A judge has thrown out a case in which a woman was accused of causing the death of a 79-year-old man in Bolton by careless driving.
Kenneth Magill has recently celebrated his birthday when he met his son at the Little Lever Working Men’s Club on the night of Friday, January 24, 2020.
He was on his way home when he was struck on Market Street by a Volkswagen Golf that was being driven by Ann Ferguson.
He died of his injuries the following month.
This week, Ferguson, 54, has been on trial at Manchester Minshull Street Crown Court accused of causing the death by driving without due care and attention.
Prosecutor Rachel Faux said Mr Magill was travelling home and would have came from the driver’s right hand side, meaning he would have been on the road for five seconds before the collision.
But when spoken to by police Ferguson said she has not seen him and he hit the passenger side of the vehicle.
Forensics pathologist Jamie Robinson said most of the injuries were to the left hand side of the body, which was consistent with him being hit when travelling to the driver’s right hand side.
But he also could not rule put the possibility of the body “rotating”.
Ferguson told police her car had a system in place to warn of pedestrians nearby and this had not been activated.
The court heard by the time she was charged the car had been returned to the leasing company by police and officers were unable to find it.

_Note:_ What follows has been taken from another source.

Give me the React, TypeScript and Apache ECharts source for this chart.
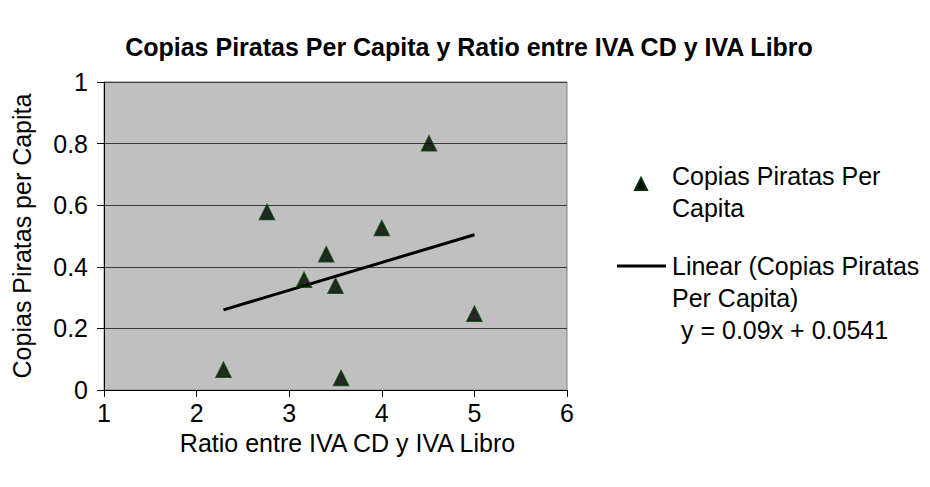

Adam Watkins, defending, submitted that there was no case to answer, as it was not possible to know which way Mr Magill entered the carriageway.
He said although going from the driver’s right way his way home, he could have doubled back on himself.
Judge Elliott Knoppf ultimately accepted this.
He said: “I reach my conclusion with regard to this difficult and tragic case.
“Were there realistic alternative, can a reasonable jury decide it is sure the defendant is guilty, must it be able to exclude all realistic possibilities?
“If Mr Magill entered from the left side from the driver’s side of the car then an accident was unavoidable.
“I have reached the conclusion that the case should not be left to the jury.”
Ferguson, of Calf Hey Close, Radcliffe, cried with relief in the dock as he read out his verdict.